A body of work examines how Medicare beneficiaries respond to the many choices they have for comprehensive health and drug-only insurance. The unifying question is, are there too many choices, overwhelming beneficiaries’ ability to make rational decisions? The answer to this question has implications for health coverage decision making among other populations, like those shopping on exchanges. Though, it should be noted that those populations differ from Medicare’s. They’re younger, healthier, and less cognitively impaired. Likewise, the shopping experience on exchanges may differ from that for Medicare plans, with differently designed interfaces (electronic or otherwise), support structures and programs, and other variations in availability of guidance. Nevertheless, experiments by Eric Johnson and colleagues indicate that consumers may have difficulty rationally selecting among exchange plans.
In a 2011 paper published in Health Affairs, Michael McWilliams and colleagues examined enrollment into Medicare Advantage (MA) plans as a function of number of plans available. They found that the probability of enrolling in an MA plan peaks when 30 plans are available, though it is very near the peak with only 15 plans. As the number of plans falls below 15 or rises above 30, the probability of enrolling falls off rapidly. (See this in chart form, here.) Why?
A plausible explanation is that with fewer than 15 plans, beneficiaries have a harder time finding a plan that suits their needs. There isn’t enough variety. With more than 30 plans, there is plenty of variety, but too much complexity. The challenge of comparing so many plans is paralyzing, and beneficiaries fall-back to the default of traditional Medicare. (Notably, there is no such obvious default in the new marketplaces that will arise under the Affordable Care Act). The authors wrote,
[M]ore choice may be detrimental if there are too many or overly complex options, particularly in high stakes decisions that involve health or money. Consumers may choose inferior options or make no choice as a result of cognitive overload, anticipated regret, or bias toward the status quo.
If this theory is correct, we ought to see different enrollment responses by cognitive function. Indeed, the authors found just that. The chart below illustrates probability of enrollment as a function of expected out-of-pocket cost. Beneficiaries with high cognitive function have a steeper response curve than those of low cognitive function, suggesting that the latter are less able to appreciate or recognize the value of benefits.
Indeed, according to a 2012 Kaiser Family Foundation survey, 40% of seniors responded that the degree of multiplicity of plans was confusing and made it difficult to select the best plan. In a paper published in Health Affairs last year, Chao Zhou and Yuting Zhang summarize similar evidence for Medicare Part D.
Jason Abaluck and Jonathan Gruber [ungated working paper version here] observed that Part D enrollees had difficulty making their initial plan choices when Part D started in 2006. They found that beneficiaries paid more attention to plan premiums than to their own total out-of-pocket health expenses. Florian Heiss and colleagues, using 2007 and 2008 Medicare Part D data to study plan choices, found that fewer than 10 percent of consumers enrolled in the least costly plans in 2007 and 2008 and that beneficiaries could save on average about $300 per year if they switched plans. [Hyperlinks added.]

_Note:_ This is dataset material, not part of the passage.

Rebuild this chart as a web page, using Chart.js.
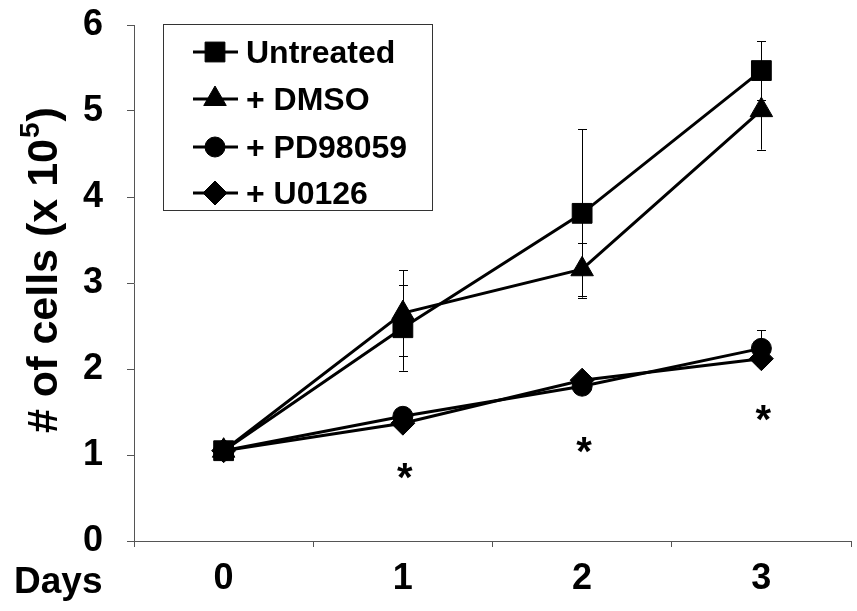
<!DOCTYPE html>
<html>
<head>
<meta charset="utf-8">
<script src="https://cdn.jsdelivr.net/npm/chart.js@4.4.1/dist/chart.umd.min.js"></script>
<style>
  html, body { margin: 0; padding: 0; background: #fff; }
  canvas { display: block; }
</style>
</head>
<body>
<canvas id="cellChart" width="857" height="611"></canvas>
<script>
const days = ["0", "1", "2", "3"];
const untreated = [1.05, 2.48, 3.81, 5.47];
const untreatedErr = [0, 0.5, 0.98, 0.34];
const dmso = [1.05, 2.65, 3.16, 5.01];
const dmsoErr = [0, 0.5, 0.31, 0.46];
const pd98059 = [1.05, 1.45, 1.8, 2.24];
const pd98059Err = [0, 0.05, 0.05, 0.21];
const u0126 = [1.05, 1.37, 1.87, 2.12];
const u0126Err = [0, 0.03, 0.03, 0.06];
const starValues = [null, 0.85, 1.15, 1.52]; // where the "*" marks sit
const yTicks = [0, 1, 2, 3, 4, 5, 6];

const FONT = "'Liberation Sans', Arial, sans-serif";

function series(label, values, errors, style, radius) {
  return {
    label: label,
    data: values,
    errors: errors,
    borderColor: "#000",
    backgroundColor: "#000",
    borderWidth: 3,
    tension: 0,
    pointStyle: style,
    pointRadius: radius,
    pointBackgroundColor: "#000",
    pointBorderColor: "#000",
    pointBorderWidth: 1,
  };
}

// error bars, drawn under the markers
const errorBars = {
  id: "errorBars",
  beforeDatasetsDraw(chart) {
    const ctx = chart.ctx;
    const x = chart.scales.x;
    const y = chart.scales.y;
    ctx.save();
    ctx.strokeStyle = "#000";
    ctx.lineWidth = 1;
    chart.data.datasets.forEach((ds) => {
      ds.data.forEach((v, i) => {
        const e = ds.errors[i];
        if (!e) return;
        const px = Math.round(x.getPixelForValue(i)) + 0.5;
        const top = y.getPixelForValue(v + e);
        const bot = y.getPixelForValue(v - e);
        ctx.beginPath();
        ctx.moveTo(px, top);
        ctx.lineTo(px, bot);
        ctx.moveTo(px - 4.5, Math.round(top) + 0.5);
        ctx.lineTo(px + 4.5, Math.round(top) + 0.5);
        ctx.moveTo(px - 4.5, Math.round(bot) + 0.5);
        ctx.lineTo(px + 4.5, Math.round(bot) + 0.5);
        ctx.stroke();
      });
    });
    ctx.restore();
  },
};

// legend box, axis titles and significance stars
const extras = {
  id: "extras",
  afterDraw(chart) {
    const ctx = chart.ctx;
    const x = chart.scales.x;
    const y = chart.scales.y;
    ctx.save();

    // stars
    ctx.fillStyle = "#000";
    ctx.font = "bold 40px " + FONT;
    ctx.textAlign = "center";
    ctx.textBaseline = "alphabetic";
    starValues.forEach((v, i) => {
      if (v == null) return;
      ctx.fillText("*", x.getPixelForValue(i) + 2, y.getPixelForValue(v) + 23);
    });

    // "Days"
    ctx.font = "bold 37px " + FONT;
    ctx.textAlign = "left";
    ctx.fillText("Days", 14, 593);

    // y title with superscript
    ctx.save();
    ctx.translate(57, 433);
    ctx.rotate(-Math.PI / 2);
    ctx.font = "bold 43px " + FONT;
    const main = "# of cells (x 10";
    ctx.fillText(main, 0, 0);
    let w = ctx.measureText(main).width;
    ctx.font = "bold 28px " + FONT;
    ctx.fillText("5", w + 1, -18);
    w += ctx.measureText("5").width + 2;
    ctx.font = "bold 43px " + FONT;
    ctx.fillText(")", w, 0);
    ctx.restore();

    // legend
    ctx.strokeStyle = "#333";
    ctx.lineWidth = 1;
    ctx.strokeRect(163.5, 24.5, 269, 186);
    const rowY = [52, 99, 147, 193];
    ctx.font = "bold 32px " + FONT;
    ctx.textBaseline = "middle";
    chart.data.datasets.forEach((ds, i) => {
      const ry = rowY[i];
      ctx.strokeStyle = "#000";
      ctx.lineWidth = 3;
      ctx.beginPath();
      ctx.moveTo(193, ry);
      ctx.lineTo(238, ry);
      ctx.stroke();
      ctx.lineWidth = 1;
      ctx.fillStyle = "#000";
      Chart.helpers.drawPoint(ctx, { pointStyle: ds.pointStyle, radius: ds.pointRadius, rotation: 0, borderWidth: 1 }, 215, ry);
      ctx.fillText(ds.label, 246, ry + 2);
    });
    ctx.restore();
  },
};

function noOverflow(scale) {
  scale.paddingTop = 0;
  scale.paddingBottom = 0;
  scale.paddingLeft = 0;
  scale.paddingRight = 0;
}

const config = {
  type: "line",
  data: {
    labels: days,
    datasets: [
      series("Untreated", untreated, untreatedErr, "rect", 14),
      series("+ DMSO", dmso, dmsoErr, "triangle", 13),
      series("+ PD98059", pd98059, pd98059Err, "circle", 10),
      series("+ U0126", u0126, u0126Err, "rectRot", 12),
    ],
  },
  options: {
    responsive: false,
    animation: false,
    layout: { autoPadding: false, padding: { top: 25, right: 6, left: 0, bottom: 0 } },
    plugins: {
      legend: { display: false },
      tooltip: { enabled: false },
    },
    scales: {
      x: {
        type: "category",
        offset: true,
        grid: { offset: true, drawOnChartArea: false, tickLength: 6, color: "#555" },
        border: { color: "#555", width: 1 },
        ticks: { color: "#000", padding: 10, font: { family: FONT, size: 36, weight: "bold" } },
        afterFit(scale) { scale.height = 70; noOverflow(scale); },
      },
      y: {
        min: 0,
        max: 6,
        afterBuildTicks(scale) { scale.ticks = yTicks.map((v) => ({ value: v })); },
        grid: { drawOnChartArea: false, tickLength: 7, color: "#555" },
        border: { color: "#555", width: 1 },
        ticks: { color: "#000", padding: 24, font: { family: FONT, size: 36, weight: "bold" } },
        afterFit(scale) { scale.width = 134; noOverflow(scale); },
      },
    },
  },
  plugins: [errorBars, extras],
};

const chart = new Chart(document.getElementById("cellChart").getContext("2d"), config);
</script>
</body>
</html>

Zhou and Zhang also found that only about 5% of beneficiaries chose the least expensive plan available in 2009, and seniors overspent by an average of $368 in that year. Interestingly, they also found that beneficiaries with cognitive difficulty chose cheaper plans, perhaps because such beneficiaries receive assistance from caregivers. In a recent follow-up to their earlier work, Jason Abaluck and Jonathan Gruber found that the suboptimality of choices by beneficiaries was persistent over time. However, in contrast, Jonathan Ketcham and colleagues (ungated working paper version here), found that after one year of experience with the program, beneficiaries did reduce their overspending.
Related to work of this type, one issue I wonder about is, what if beneficiaries did make optimal choices? What that would mean is those with high predicted spending would select more generous plans (making up in lower copays and deductibles what they lose in higher premiums) and those with low predicted spending would select less generous plans (making up in lower premiums what they lose in higher copays and deductibles). That would segment the market by risk, possibly inducing an adverse selection death spiral for more generous plans. Benjamin Handel found that improved decision making can exacerbate adverse selection at a large employer. (His paper is forthcoming in the American Economic Review, and summarized by me here.)
Suboptimal decision making has a risk pooling mechanism that promotes market stability. Nevertheless, better informed consumers can improve competition to the extent decision making is based on plan features that matter, as opposed to far less relevant heuristics like brand reputation. To the extent that better decisions do lead to problematic risk selection other interventions, like additional subsidization, could address the problem. Nevertheless, it is valuable to recognize that some degree of confusion can be harmful to consumers while playing a market stabilizing role.